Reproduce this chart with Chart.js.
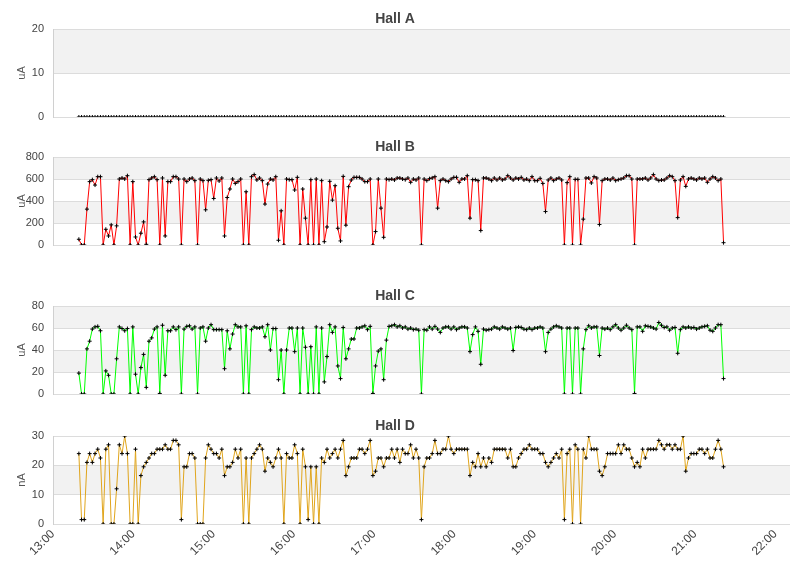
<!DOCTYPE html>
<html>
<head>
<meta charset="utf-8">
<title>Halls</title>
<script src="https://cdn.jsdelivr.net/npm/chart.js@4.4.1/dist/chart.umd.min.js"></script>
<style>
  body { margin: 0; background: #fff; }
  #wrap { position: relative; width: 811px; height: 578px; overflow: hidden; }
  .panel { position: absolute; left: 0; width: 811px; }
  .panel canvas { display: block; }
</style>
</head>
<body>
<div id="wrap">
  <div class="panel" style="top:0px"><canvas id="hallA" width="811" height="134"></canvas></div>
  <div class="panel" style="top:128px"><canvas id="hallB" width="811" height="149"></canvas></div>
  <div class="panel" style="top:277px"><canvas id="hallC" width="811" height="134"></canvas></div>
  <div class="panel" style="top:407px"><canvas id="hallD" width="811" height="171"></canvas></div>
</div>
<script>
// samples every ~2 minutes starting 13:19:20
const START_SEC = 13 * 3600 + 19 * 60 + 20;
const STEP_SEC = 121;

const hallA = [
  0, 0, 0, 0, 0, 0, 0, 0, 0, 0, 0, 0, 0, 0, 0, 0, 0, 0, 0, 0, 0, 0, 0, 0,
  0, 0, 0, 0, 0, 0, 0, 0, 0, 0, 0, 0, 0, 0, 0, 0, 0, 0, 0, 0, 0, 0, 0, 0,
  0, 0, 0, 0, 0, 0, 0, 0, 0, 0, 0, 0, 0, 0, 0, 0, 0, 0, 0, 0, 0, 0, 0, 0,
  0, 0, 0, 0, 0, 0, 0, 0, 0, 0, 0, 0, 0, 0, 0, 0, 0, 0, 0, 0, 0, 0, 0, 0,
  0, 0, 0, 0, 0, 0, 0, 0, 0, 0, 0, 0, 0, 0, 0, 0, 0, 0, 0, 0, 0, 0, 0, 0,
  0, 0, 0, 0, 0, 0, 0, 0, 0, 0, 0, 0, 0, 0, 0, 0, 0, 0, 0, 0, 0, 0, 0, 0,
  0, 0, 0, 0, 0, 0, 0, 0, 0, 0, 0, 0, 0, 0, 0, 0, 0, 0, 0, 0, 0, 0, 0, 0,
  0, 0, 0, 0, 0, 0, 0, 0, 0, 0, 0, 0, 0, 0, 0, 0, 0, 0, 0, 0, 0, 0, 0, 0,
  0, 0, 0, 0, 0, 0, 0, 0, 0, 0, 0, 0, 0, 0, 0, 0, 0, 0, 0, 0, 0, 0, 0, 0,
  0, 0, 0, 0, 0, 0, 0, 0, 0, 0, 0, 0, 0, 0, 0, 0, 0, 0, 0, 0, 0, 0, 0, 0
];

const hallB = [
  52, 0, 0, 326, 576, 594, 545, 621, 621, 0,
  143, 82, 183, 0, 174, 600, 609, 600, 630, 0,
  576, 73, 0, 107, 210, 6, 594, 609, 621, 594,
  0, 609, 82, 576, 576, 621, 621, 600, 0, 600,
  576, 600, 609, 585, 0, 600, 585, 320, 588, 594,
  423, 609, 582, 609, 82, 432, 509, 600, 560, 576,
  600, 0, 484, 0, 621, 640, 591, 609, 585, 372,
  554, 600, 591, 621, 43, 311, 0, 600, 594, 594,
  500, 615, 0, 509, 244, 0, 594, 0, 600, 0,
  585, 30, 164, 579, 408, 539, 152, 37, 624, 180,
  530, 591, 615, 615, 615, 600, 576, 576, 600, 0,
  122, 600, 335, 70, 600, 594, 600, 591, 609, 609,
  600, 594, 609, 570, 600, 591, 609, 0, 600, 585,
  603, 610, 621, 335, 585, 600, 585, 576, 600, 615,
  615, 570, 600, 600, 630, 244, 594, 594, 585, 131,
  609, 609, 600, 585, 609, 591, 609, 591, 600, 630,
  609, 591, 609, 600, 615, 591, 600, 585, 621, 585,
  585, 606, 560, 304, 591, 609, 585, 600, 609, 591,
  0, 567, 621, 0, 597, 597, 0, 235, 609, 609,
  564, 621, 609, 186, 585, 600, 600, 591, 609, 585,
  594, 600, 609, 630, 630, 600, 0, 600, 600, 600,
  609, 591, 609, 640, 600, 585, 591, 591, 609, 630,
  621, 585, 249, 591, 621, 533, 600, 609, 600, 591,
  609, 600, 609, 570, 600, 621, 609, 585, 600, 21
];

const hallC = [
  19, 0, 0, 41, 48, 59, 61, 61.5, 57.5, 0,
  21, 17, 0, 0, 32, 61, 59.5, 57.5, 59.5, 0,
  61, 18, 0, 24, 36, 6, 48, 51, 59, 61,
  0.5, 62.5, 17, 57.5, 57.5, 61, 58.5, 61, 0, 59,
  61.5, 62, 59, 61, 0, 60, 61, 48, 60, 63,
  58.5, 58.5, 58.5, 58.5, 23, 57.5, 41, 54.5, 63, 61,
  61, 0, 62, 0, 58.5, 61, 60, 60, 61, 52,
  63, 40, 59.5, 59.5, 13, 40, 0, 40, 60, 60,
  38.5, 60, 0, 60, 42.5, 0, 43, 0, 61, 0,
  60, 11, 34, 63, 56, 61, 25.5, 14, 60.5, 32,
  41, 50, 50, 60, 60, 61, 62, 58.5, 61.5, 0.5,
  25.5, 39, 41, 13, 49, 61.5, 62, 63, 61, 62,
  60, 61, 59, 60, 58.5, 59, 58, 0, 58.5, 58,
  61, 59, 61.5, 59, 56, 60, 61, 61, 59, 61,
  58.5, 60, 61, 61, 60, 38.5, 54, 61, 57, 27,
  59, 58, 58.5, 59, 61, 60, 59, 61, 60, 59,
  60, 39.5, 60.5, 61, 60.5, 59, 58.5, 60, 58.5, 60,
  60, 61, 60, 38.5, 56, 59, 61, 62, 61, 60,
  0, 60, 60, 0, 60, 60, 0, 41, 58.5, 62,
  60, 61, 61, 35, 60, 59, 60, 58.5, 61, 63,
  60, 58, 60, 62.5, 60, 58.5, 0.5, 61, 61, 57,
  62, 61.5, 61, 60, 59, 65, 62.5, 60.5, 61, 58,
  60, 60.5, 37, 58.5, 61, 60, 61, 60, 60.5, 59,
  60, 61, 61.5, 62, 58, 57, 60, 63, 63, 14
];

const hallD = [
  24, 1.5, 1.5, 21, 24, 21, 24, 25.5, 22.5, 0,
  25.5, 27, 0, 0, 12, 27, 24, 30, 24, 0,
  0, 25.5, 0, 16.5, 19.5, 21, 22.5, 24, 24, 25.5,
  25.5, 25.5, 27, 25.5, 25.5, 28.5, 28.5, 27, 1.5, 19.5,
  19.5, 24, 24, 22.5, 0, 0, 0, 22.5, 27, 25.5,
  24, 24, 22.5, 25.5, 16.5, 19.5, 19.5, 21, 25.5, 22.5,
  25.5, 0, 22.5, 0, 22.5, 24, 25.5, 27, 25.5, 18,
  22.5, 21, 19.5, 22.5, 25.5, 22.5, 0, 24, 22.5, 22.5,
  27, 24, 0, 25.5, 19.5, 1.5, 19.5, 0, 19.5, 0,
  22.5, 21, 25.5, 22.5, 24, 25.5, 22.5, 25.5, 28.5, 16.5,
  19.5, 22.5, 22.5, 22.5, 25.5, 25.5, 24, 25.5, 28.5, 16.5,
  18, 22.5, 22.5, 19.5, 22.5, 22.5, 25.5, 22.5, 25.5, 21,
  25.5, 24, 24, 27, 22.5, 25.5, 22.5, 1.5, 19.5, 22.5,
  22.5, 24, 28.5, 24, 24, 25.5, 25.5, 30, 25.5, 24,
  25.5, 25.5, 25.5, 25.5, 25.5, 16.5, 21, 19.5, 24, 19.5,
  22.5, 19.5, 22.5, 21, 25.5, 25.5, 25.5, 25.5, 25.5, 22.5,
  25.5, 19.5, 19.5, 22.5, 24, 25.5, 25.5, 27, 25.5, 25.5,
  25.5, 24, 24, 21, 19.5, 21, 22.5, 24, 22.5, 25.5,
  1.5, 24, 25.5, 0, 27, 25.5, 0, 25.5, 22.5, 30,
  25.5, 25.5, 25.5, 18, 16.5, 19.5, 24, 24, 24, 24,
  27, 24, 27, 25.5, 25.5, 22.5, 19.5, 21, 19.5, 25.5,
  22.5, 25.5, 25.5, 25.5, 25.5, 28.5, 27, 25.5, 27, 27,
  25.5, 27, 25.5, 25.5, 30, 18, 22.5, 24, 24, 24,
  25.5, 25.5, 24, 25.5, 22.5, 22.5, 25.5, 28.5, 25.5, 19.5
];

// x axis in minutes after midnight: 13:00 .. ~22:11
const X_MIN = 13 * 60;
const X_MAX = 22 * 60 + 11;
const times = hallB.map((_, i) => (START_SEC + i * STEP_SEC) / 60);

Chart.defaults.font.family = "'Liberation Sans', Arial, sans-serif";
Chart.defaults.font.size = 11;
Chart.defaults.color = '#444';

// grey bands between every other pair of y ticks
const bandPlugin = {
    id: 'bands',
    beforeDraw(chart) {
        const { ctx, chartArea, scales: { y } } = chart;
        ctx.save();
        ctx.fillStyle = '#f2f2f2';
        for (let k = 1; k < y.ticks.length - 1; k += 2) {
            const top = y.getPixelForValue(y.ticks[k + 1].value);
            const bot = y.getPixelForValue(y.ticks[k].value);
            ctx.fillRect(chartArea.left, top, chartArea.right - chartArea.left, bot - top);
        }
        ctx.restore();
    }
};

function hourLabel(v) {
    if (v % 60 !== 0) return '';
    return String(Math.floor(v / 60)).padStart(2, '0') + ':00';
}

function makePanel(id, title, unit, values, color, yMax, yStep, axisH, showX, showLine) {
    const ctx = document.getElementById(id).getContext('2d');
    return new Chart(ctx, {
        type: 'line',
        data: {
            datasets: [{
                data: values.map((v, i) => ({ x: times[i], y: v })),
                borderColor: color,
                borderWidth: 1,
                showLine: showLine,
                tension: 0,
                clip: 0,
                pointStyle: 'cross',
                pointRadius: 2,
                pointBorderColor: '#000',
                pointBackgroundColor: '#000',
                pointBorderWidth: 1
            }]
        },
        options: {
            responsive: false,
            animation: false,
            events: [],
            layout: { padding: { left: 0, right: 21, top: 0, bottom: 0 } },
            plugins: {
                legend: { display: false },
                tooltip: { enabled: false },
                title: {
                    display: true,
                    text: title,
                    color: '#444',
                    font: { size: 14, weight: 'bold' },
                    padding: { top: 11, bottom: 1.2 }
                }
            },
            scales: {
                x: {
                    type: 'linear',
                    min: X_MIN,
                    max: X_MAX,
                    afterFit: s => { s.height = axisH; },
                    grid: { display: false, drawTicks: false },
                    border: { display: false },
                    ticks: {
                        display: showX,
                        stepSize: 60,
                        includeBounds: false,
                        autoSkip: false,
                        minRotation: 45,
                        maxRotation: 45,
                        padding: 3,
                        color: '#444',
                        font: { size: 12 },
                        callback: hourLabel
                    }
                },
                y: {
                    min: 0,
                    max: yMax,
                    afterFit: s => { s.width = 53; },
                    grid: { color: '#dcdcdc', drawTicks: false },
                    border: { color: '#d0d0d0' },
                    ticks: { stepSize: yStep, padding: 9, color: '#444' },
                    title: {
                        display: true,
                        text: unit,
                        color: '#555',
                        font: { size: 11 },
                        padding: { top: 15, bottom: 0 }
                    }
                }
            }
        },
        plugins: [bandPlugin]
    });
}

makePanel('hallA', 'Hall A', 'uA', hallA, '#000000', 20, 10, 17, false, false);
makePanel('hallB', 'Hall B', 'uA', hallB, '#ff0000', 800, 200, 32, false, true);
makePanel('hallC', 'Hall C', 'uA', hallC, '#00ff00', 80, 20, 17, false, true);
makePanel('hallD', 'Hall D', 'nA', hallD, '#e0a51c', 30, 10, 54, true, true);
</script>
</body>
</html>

....

## EXERCISE OBJECTIVE:
Return exactly what appears from the opening line of the material through the line with "const STEP_SEC = 121;", apart from the pictures.

## RESPONSE TO THIS TASK:
Reproduce this chart with Chart.js.
<!DOCTYPE html>
<html>
<head>
<meta charset="utf-8">
<title>Halls</title>
<script src="https://cdn.jsdelivr.net/npm/chart.js@4.4.1/dist/chart.umd.min.js"></script>
<style>
  body { margin: 0; background: #fff; }
  #wrap { position: relative; width: 811px; height: 578px; overflow: hidden; }
  .panel { position: absolute; left: 0; width: 811px; }
  .panel canvas { display: block; }
</style>
</head>
<body>
<div id="wrap">
  <div class="panel" style="top:0px"><canvas id="hallA" width="811" height="134"></canvas></div>
  <div class="panel" style="top:128px"><canvas id="hallB" width="811" height="149"></canvas></div>
  <div class="panel" style="top:277px"><canvas id="hallC" width="811" height="134"></canvas></div>
  <div class="panel" style="top:407px"><canvas id="hallD" width="811" height="171"></canvas></div>
</div>
<script>
// samples every ~2 minutes starting 13:19:20
const START_SEC = 13 * 3600 + 19 * 60 + 20;
const STEP_SEC = 121;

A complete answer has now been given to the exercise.